I decided to limewash the wall - a coat of prep coat and two coats of limewash. It looked patchy so I repeated the prep and limewash and it still looks awful.

I now want to paint it with regular paint from Farrow and Ball that matches our limewashed walls, but am very confused as to how to do this and prep the wall - I also am an expat in my country so assistance at the home improvement store in English is limited.

Do I absolutely need to sand the surface? What kind of primer should I use - I bought this one, does this work? https://www.gamma.nl/assortiment/gammavoorstrijk-binnen-2-5-liter/p/B111523?store=%7Bstore_code%7D&gclid=EAIaIQobChMIgPTS7YDzgQMVekRBAh3C2g7ZEAQYAiABEgKbw_D_BwE&gclsrc=aw.ds

Can I use an acrylic paint?

  • When you did the lime wash, what did you use for the prep coat? Why did you put another prep coat on between lime wash coats? Usually a prep coat is designed to seal and/or improve the bonding between the paint and the substrate, not between layers of paint. What other prep work did you do before slapping a prep coat on? 99.999% of a good paint job is in the prep work - without that, you're just throwing away money...
    – FreeMan
    Oct 13, 2023 at 13:06

1 Answer 1


Limewash (whitewash) is designed to be easily removable. All paints chalk to some extent, continually exposing a new, clean, unoxidized surface; some are designed specifically to leave a chalking, matte surface.

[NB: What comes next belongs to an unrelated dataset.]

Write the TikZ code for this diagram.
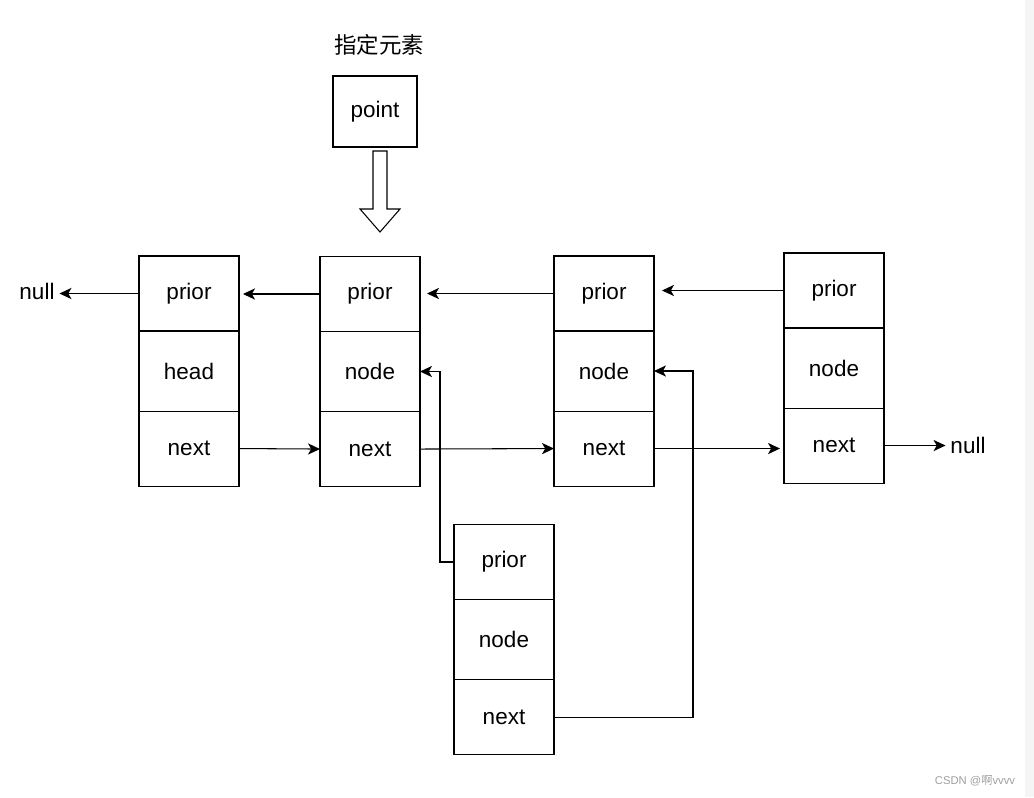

Painting over a chalking surface is pointless -- the new paint will cohere in large flakes, and rather than adhere to the substrate, will peel off in blotches.

As for sanding brick, that might not help much, since paint penetrates the large pores. Chemical paint stripping is likely needed. Use caution! Effective strippers are highly caustic, quickly harming skin and eyes.